Jeremy B. White, THE SACRAMENTO BEE
Climate change policies appeal to a majority of Californians despite the possibility of higher energy costs, a new Public Policy Institute of California poll has found.
“Californians tend to have a hesitancy to support policies that are going to impact their pocketbooks, but in this case they seem to be willing to do so,” said PPIC president Mark Baldassare, calling the findings an endorsement of “the direction (the state) has taken in the last ten years to be a leader in reducing greenhouse gas emissions.”
Environmentalists laud California for its ambitious efforts to fight climate change, and Gov. Jerry Brown has placed the issue at the center of his fourth-term agenda. Last year Brown signed a measure vastly expanding the state’s use of renewable energy.
But the road ahead for California’s cap-and-trade program, which requires businesses to buy permits for the carbon they emit, has become unclear. A recent auction reaped a comparatively tiny amount of revenue. Its legal foundation has come under question.

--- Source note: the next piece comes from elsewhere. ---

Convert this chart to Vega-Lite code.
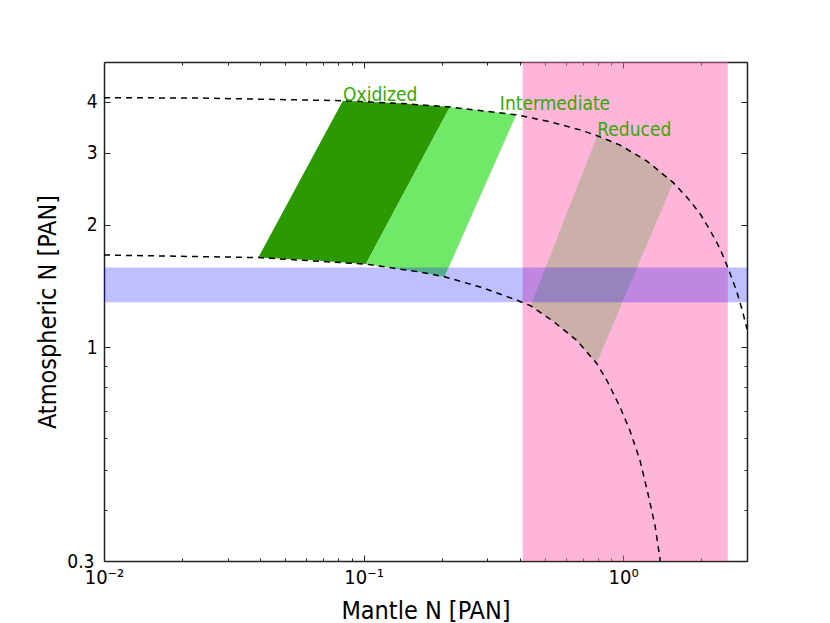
{
  "$schema": "https://vega.github.io/schema/vega-lite/v6.json",
  "autosize": "none",
  "padding": {"left": 104, "top": 62, "right": 83, "bottom": 62},
  "width": 643,
  "height": 499,
  "background": "white",
  "config": {
    "view": {"stroke": null},
    "axis": {
      "grid": false,
      "domainColor": "#222222",
      "domainWidth": 1.5,
      "tickColor": "#222222",
      "tickWidth": 1,
      "labelFont": "DejaVu Sans Condensed",
      "labelColor": "black",
      "labelFlush": false,
      "labelOverlap": false,
      "titleFont": "DejaVu Sans Condensed",
      "titleFontSize": 25,
      "titleFontWeight": "normal",
      "titleColor": "black"
    }
  },
  "datasets": {
    "bands": [
      {"band": "mantle", "x": 0.41, "x2": 2.53},
      {"band": "atmosphere", "y": 1.29, "y2": 1.57}
    ],
    "polys": [
      {"poly": "Oxidized", "i": 1, "x": 0.0393, "y": 1.66},
      {"poly": "Oxidized", "i": 2, "x": 0.0832, "y": 4.02},
      {"poly": "Oxidized", "i": 3, "x": 0.138, "y": 3.96},
      {"poly": "Oxidized", "i": 4, "x": 0.215, "y": 3.88},
      {"poly": "Oxidized", "i": 5, "x": 0.102, "y": 1.6},
      {"poly": "Oxidized", "i": 6, "x": 0.06, "y": 1.64},
      {"poly": "Intermediate", "i": 1, "x": 0.102, "y": 1.6},
      {"poly": "Intermediate", "i": 2, "x": 0.215, "y": 3.88},
      {"poly": "Intermediate", "i": 3, "x": 0.3, "y": 3.79},
      {"poly": "Intermediate", "i": 4, "x": 0.387, "y": 3.71},
      {"poly": "Intermediate", "i": 5, "x": 0.205, "y": 1.49},
      {"poly": "Intermediate", "i": 6, "x": 0.165, "y": 1.53},
      {"poly": "Reduced", "i": 1, "x": 0.44, "y": 1.265},
      {"poly": "Reduced", "i": 2, "x": 0.795, "y": 3.3},
      {"poly": "Reduced", "i": 3, "x": 0.97, "y": 3.13},
      {"poly": "Reduced", "i": 4, "x": 1.234, "y": 2.86},
      {"poly": "Reduced", "i": 5, "x": 1.56, "y": 2.54},
      {"poly": "Reduced", "i": 6, "x": 0.79, "y": 0.915},
      {"poly": "Reduced", "i": 7, "x": 0.663, "y": 1.04},
      {"poly": "Reduced", "i": 8, "x": 0.537, "y": 1.16}
    ],
    "curves": [
      {"curve": "upper", "i": 1, "x": 0.01, "y": 4.09},
      {"curve": "upper", "i": 2, "x": 0.0235, "y": 4.08},
      {"curve": "upper", "i": 3, "x": 0.0834, "y": 4.02},
      {"curve": "upper", "i": 4, "x": 0.138, "y": 3.96},
      {"curve": "upper", "i": 5, "x": 0.215, "y": 3.88},
      {"curve": "upper", "i": 6, "x": 0.39, "y": 3.71},
      {"curve": "upper", "i": 7, "x": 0.522, "y": 3.57},
      {"curve": "upper", "i": 8, "x": 0.683, "y": 3.41},
      {"curve": "upper", "i": 9, "x": 0.793, "y": 3.3},
      {"curve": "upper", "i": 10, "x": 0.973, "y": 3.13},
      {"curve": "upper", "i": 11, "x": 1.234, "y": 2.86},
      {"curve": "upper", "i": 12, "x": 1.553, "y": 2.54},
      {"curve": "upper", "i": 13, "x": 1.774, "y": 2.32},
      {"curve": "upper", "i": 14, "x": 1.974, "y": 2.13},
      {"curve": "upper", "i": 15, "x": 2.158, "y": 1.94},
      {"curve": "upper", "i": 16, "x": 2.357, "y": 1.75},
      {"curve": "upper", "i": 17, "x": 2.53, "y": 1.57},
      {"curve": "upper", "i": 18, "x": 2.74, "y": 1.37},
      {"curve": "upper", "i": 19, "x": 2.88, "y": 1.23},
      {"curve": "upper", "i": 20, "x": 3.0, "y": 1.11},
      {"curve": "lower", "i": 1, "x": 0.01, "y": 1.684},
      {"curve": "lower", "i": 2, "x": 0.0393, "y": 1.66},
      {"curve": "lower", "i": 3, "x": 0.102, "y": 1.6},
      {"curve": "lower", "i": 4, "x": 0.165, "y": 1.53},
      {"curve": "lower", "i": 5, "x": 0.205, "y": 1.49},
      {"curve": "lower", "i": 6, "x": 0.288, "y": 1.4},
      {"curve": "lower", "i": 7, "x": 0.39, "y": 1.305},
      {"curve": "lower", "i": 8, "x": 0.44, "y": 1.265},
      {"curve": "lower", "i": 9, "x": 0.537, "y": 1.16},
      {"curve": "lower", "i": 10, "x": 0.663, "y": 1.04},
      {"curve": "lower", "i": 11, "x": 0.79, "y": 0.915},
      {"curve": "lower", "i": 12, "x": 0.866, "y": 0.83},
      {"curve": "lower", "i": 13, "x": 0.973, "y": 0.714},
      {"curve": "lower", "i": 14, "x": 1.061, "y": 0.627},
      {"curve": "lower", "i": 15, "x": 1.161, "y": 0.529},
      {"curve": "lower", "i": 16, "x": 1.246, "y": 0.439},
      {"curve": "lower", "i": 17, "x": 1.326, "y": 0.367},
      {"curve": "lower", "i": 18, "x": 1.36, "y": 0.33},
      {"curve": "lower", "i": 19, "x": 1.39, "y": 0.3}
    ],
    "labels": [
      {"label": "Oxidized", "x": 0.0834, "y": 4.02},
      {"label": "Intermediate", "x": 0.335, "y": 3.81},
      {"label": "Reduced", "x": 0.795, "y": 3.3}
    ]
  },
  "resolve": {"axis": {"x": "independent", "y": "independent"}},
  "layer": [
    {
      "data": {"name": "bands"},
      "transform": [{"filter": "datum.band == 'mantle'"}],
      "mark": {"type": "rect", "color": "#ff69b4", "opacity": 0.5, "clip": true},
      "encoding": {
        "x": {
          "field": "x", "type": "quantitative",
          "scale": {"type": "log", "domain": [0.01, 3], "nice": false},
          "axis": {
            "orient": "bottom",
            "title": "Mantle N [PAN]",
            "values": [0.01, 0.02, 0.03, 0.04, 0.05, 0.06, 0.07, 0.08, 0.09, 0.1, 0.2, 0.3, 0.4, 0.5, 0.6, 0.7, 0.8, 0.9, 1, 2, 3],
            "labelExpr": "datum.value == 0.01 ? '10⁻²' : datum.value == 0.1 ? '10⁻¹' : datum.value == 1 ? '10⁰' : ''",
            "labelFontSize": 20,
            "tickSize": {"condition": {"test": "datum.value == 0.01 || datum.value == 0.1 || datum.value == 1", "value": -6}, "value": -3},
            "labelPadding": 12,
            "titlePadding": 8
          }
        },
        "x2": {"field": "x2"}
      }
    },
    {
      "data": {"name": "polys"},
      "mark": {"type": "line", "filled": true, "strokeWidth": 0, "clip": true},
      "encoding": {
        "x": {
          "field": "x", "type": "quantitative",
          "axis": {
            "orient": "top", "title": null, "labels": false,
            "values": [0.01, 0.02, 0.03, 0.04, 0.05, 0.06, 0.07, 0.08, 0.09, 0.1, 0.2, 0.3, 0.4, 0.5, 0.6, 0.7, 0.8, 0.9, 1, 2, 3],
            "tickSize": {"condition": {"test": "datum.value == 0.01 || datum.value == 0.1 || datum.value == 1", "value": -6}, "value": -3}
          }
        },
        "y": {
          "field": "y", "type": "quantitative",
          "scale": {"type": "log", "domain": [0.3, 5], "nice": false},
          "axis": {
            "orient": "left",
            "title": "Atmospheric N [PAN]",
            "values": [0.3, 0.4, 0.5, 0.6, 0.7, 0.8, 0.9, 1, 2, 3, 4],
            "labelExpr": "datum.value == 0.3 ? '0.3' : datum.value >= 1 ? toString(datum.value) : ''",
            "labelFontSize": 19,
            "tickSize": {"condition": {"test": "datum.value >= 1", "value": -6}, "value": -3},
            "labelPadding": 13,
            "titlePadding": 6
          }
        },
        "order": {"field": "i"},
        "color": {
          "field": "poly", "type": "nominal",
          "scale": {"domain": ["Oxidized", "Intermediate", "Reduced"], "range": ["#2a9a00", "#70e868", "#cbafa9"]},
          "legend": null
        }
      }
    },
    {
      "data": {"name": "bands"},
      "transform": [{"filter": "datum.band == 'atmosphere'"}],
      "mark": {"type": "rect", "color": "#0000ff", "opacity": 0.25, "clip": true},
      "encoding": {
        "y": {"field": "y", "type": "quantitative", "axis": {
            "orient": "right", "title": null, "labels": false,
            "values": [0.3, 0.4, 0.5, 0.6, 0.7, 0.8, 0.9, 1, 2, 3, 4],
            "tickSize": {"condition": {"test": "datum.value >= 1", "value": -6}, "value": -3}
          }},
        "y2": {"field": "y2"}
      }
    },
    {
      "data": {"name": "curves"},
      "mark": {"type": "line", "color": "black", "strokeWidth": 1.5, "strokeDash": [6, 5], "clip": true},
      "encoding": {
        "x": {"field": "x", "type": "quantitative", "axis": null},
        "y": {"field": "y", "type": "quantitative", "axis": null},
        "detail": {"field": "curve"},
        "order": {"field": "i"}
      }
    },
    {
      "data": {"name": "labels"},
      "mark": {"type": "text", "align": "left", "baseline": "alphabetic", "font": "DejaVu Sans Condensed", "fontSize": 19, "color": "#33a800"},
      "encoding": {
        "x": {"field": "x", "type": "quantitative", "axis": null},
        "y": {"field": "y", "type": "quantitative", "axis": null},
        "text": {"field": "label"}
      }
    }
  ]
}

And the program sunsets in 2020, spurring politically fraught efforts to extend it.
Those headwinds notwithstanding, California residents still support cap-and-trade (54 percent) and the underlying goal of reducing greenhouse gases, according to the poll. Around two-thirds of likely voters (62 percent) back the goal of reducing emissions to their 1990 levels by 2020, a target that is central to cap-and-trade’s mission. Helping explain that support are the large majorities (81 percent of adults and 75 percent of likely voters) who called climate change a serious threat.